Cyril’s Third letter was a sound statement of orthodoxy. If he had left things there he would have saved himself much trouble; but he did not. The Twelve Chapters which accompanied them could be read as an uncompromising attack on the whole Antiochene school. One rule of thumb always works; when something can be read as an attack, it will be. Nestorius sent the Chapters to John, bishop of Antioch, who, prompted his two leading theologians, Andrew of Samosata and Theodoret of Cyrrhus to fire counter-blasts at Cyril. (McGuckin, pp. 44-4)

Some good would come from the subsequent epistolary warfare, although not in time for the Council. Andrew and Theodore both accused Cyril of Appolinarianism, that is of believing that Christ did not have a human soul but was a man with a divine soul, and therefore not man at all. This could certainly be one reading of the theopaschite language used by Cyril ‘God died in the flesh’; but it was a misunderstanding of the paradoxical language which Cyril loved to use. Both Theodore and Andrew hammered out an expression of the Antiochene position which made it less liable to be taken as adoptionist; that is that Our Lord was a man whose form was infused by divinity, but not, itself, divine.

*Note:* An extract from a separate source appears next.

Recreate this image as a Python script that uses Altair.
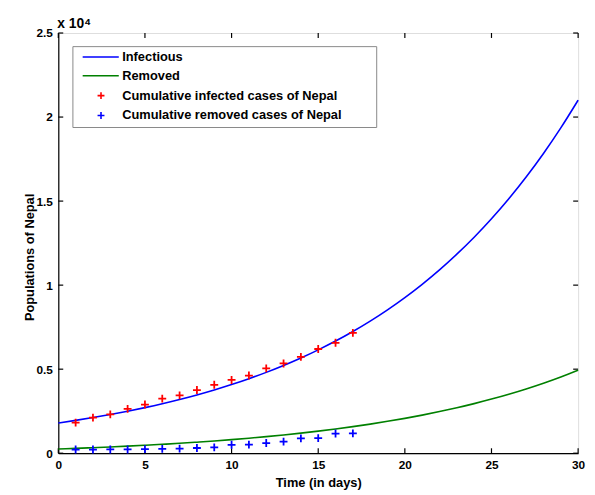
import altair as alt
import pandas as pd

# ---- data ----
t_days = list(range(31))
infectious = [1800, 1954, 2120, 2301, 2498, 2711, 2942, 3194, 3466, 3762, 4083,
              4432, 4810, 5220, 5666, 6149, 6674, 7244, 7862, 8533, 9261,
              10052, 10910, 11841, 12851, 13948, 15139, 16431, 17833, 19355, 21007]
removed = [250, 288, 328, 372, 420, 472, 529, 590, 657, 729, 808,
           893, 986, 1086, 1195, 1313, 1441, 1580, 1732, 1896, 2073,
           2267, 2476, 2704, 2951, 3219, 3510, 3826, 4168, 4540, 4944]
obs_days = list(range(1, 18))
infected_cases = [1820, 2120, 2310, 2640, 2895, 3245, 3440, 3760, 4070, 4360,
                  4620, 5050, 5340, 5730, 6200, 6570, 7160]
removed_cases = [220, 220, 225, 225, 240, 260, 270, 310, 350, 500,
                 510, 605, 690, 880, 900, 1170, 1180]

series_names = ["Infectious", "Removed",
                "Cumulative infected cases of Nepal",
                "Cumulative removed cases of Nepal"]
series_colors = ["#0000FF", "#008000", "#FF0000", "#0000FF"]
LINE_SYM = "M-0.17,0H10.29"
PLUS_SYM = "M4.14,0H6.14M5.14,-1V1"
series_shapes = [LINE_SYM, LINE_SYM, PLUS_SYM, PLUS_SYM]
x_ticks = [0, 5, 10, 15, 20, 25, 30]
y_ticks = [0, 5000, 10000, 15000, 20000, 25000]

lines_df = pd.DataFrame({
    "t": t_days * 2,
    "v": infectious + removed,
    "series": [series_names[0]] * len(t_days) + [series_names[1]] * len(t_days),
})
pts_df = pd.DataFrame({
    "t": obs_days * 2,
    "v": infected_cases + removed_cases,
    "series": [series_names[2]] * len(obs_days) + [series_names[3]] * len(obs_days),
})
xt_df = pd.DataFrame({"t": x_ticks})
yt_df = pd.DataFrame({"v": y_ticks})

W, H = 527, 426
FONT = "Liberation Sans"
# blank (non-whitespace) glyphs so the legend box is as wide as the reference's
PAD = "\u2800" * 3

xscale = alt.Scale(domain=[0, 30], nice=False, zero=False)
yscale = alt.Scale(domain=[0, 25000], nice=False)
cscale = alt.Scale(domain=series_names, range=series_colors)
sscale = alt.Scale(domain=series_names, range=series_shapes)

xaxis = alt.Axis(values=x_ticks, ticks=False, tickSize=0, grid=False, title="Time (in days)",
                 labelPadding=6, labelFontSize=12, labelFontWeight="bold", labelFont=FONT,
                 titleFontSize=13, titleFontWeight="bold", titleFont=FONT,
                 titleY=34, titleBaseline="alphabetic", labelBound=False, labelFlush=False,
                 labelOverlap=False, domainColor="#000", domainWidth=1.2, labelColor="#000",
                 titleColor="#000")
yaxis = alt.Axis(values=y_ticks, ticks=False, tickSize=0, grid=False, title="Populations of Nepal",
                 labelExpr="'' + datum.value / 10000",
                 labelPadding=6, labelFontSize=12, labelFontWeight="bold", labelFont=FONT,
                 titleFontSize=13, titleFontWeight="bold", titleFont=FONT,
                 titleX=-25, titleY=227, titleBaseline="alphabetic", titleAngle=-90,
                 labelBound=False, labelFlush=False, labelOverlap=False,
                 domainColor="#000", domainWidth=1.2, labelColor="#000", titleColor="#000")

legend = alt.Legend(
    title=None, orient="none", legendX=14.3, legendY=13.3, padding=4.5,
    fillColor="white", strokeColor="#888", labelFont=FONT, labelFontSize=13,
    labelFontWeight="bold", labelColor="#000", symbolSize=49, labelOffset=33,
    rowPadding=5.1, labelExpr="datum.label + '" + PAD + "'", labelLimit=500,
    symbolStrokeWidth=1.6, symbolOpacity=1,
)

lines = alt.Chart(lines_df).mark_line(strokeWidth=1.6, interpolate="monotone").encode(
    x=alt.X("t:Q", scale=xscale, axis=xaxis),
    y=alt.Y("v:Q", scale=yscale, axis=yaxis),
    color=alt.Color("series:N", scale=cscale, legend=legend, sort=series_names),
)

# plus path is drawn offset inside the symbol box; xOffset re-centres it on the data
points = alt.Chart(pts_df).mark_point(filled=False, size=64, strokeWidth=1.8,
                                       opacity=1, xOffset=-20.56).encode(
    x=alt.X("t:Q", scale=xscale),
    y=alt.Y("v:Q", scale=yscale),
    color=alt.Color("series:N", scale=cscale, legend=legend, sort=series_names),
    shape=alt.Shape("series:N", scale=sscale, legend=legend, sort=series_names),
)

tick_style = dict(color="#000", strokeWidth=1.2)
xt_bottom = alt.Chart(xt_df).mark_rule(**tick_style).encode(
    x=alt.X("t:Q", scale=xscale), y=alt.value(H), y2=alt.value(H - 5))
xt_top = alt.Chart(xt_df).mark_rule(**tick_style).encode(
    x=alt.X("t:Q", scale=xscale), y=alt.value(0), y2=alt.value(5))
yt_left = alt.Chart(yt_df).mark_rule(**tick_style).encode(
    y=alt.Y("v:Q", scale=yscale), x=alt.value(0), x2=alt.value(5))
yt_right = alt.Chart(yt_df).mark_rule(**tick_style).encode(
    y=alt.Y("v:Q", scale=yscale), x=alt.value(W), x2=alt.value(W - 5))

chart = alt.layer(xt_bottom, xt_top, yt_left, yt_right, lines, points).properties(
    width=W, height=H,
    title=alt.TitleParams("x 10\u2074", anchor="start", frame="group", font=FONT,
                          fontSize=14, fontWeight="bold", color="#000",
                          baseline="alphabetic", offset=6, dx=-1, dy=21),
    autosize=alt.AutoSizeParams(type="none"),
    padding={"left": 51, "top": 22, "right": 9, "bottom": 39},
).configure_view(stroke="#000", strokeWidth=1.2).configure(background="white")

chart.save("out.html", embed_options={"renderer": "svg", "actions": False})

But if the controversy forced the Antiochenes to clarify their position, the same was true for Cyril. His language had left him open to the charges laid against him, and his answers in treatises Response to the Orientals, and To Euoptus, while they dealt with the charge of Appolinarianism, did not quite provide an answer to the key question at issue. Should Jesus be ‘properly and distinctly viewed as a human individual (a Jewish man) or whether he was the divine Son in person (God).’ (McGuckin, p. 49). The Theopascite language had been meant as a paradox to show the mystery of the mode of union between the divine and the human – that is it was as such that ‘God died’. But Cyril would have to do better than that.

Cyril knew that God had become man and died for us, and on that point he would not yield; it was that which he took Nestorius to be challenging by denying to Mary the title of God bearer. But he also came to realise that he would need to do more work to explaining the way in which the humanity of Jesus was not simply a cypher.

However, the calling of the Council at Ephesus would both cut across this work, and make the urgency of it the more acute. At Ephesus Cyril, like St. Paul before him, would be fighting with the beasts.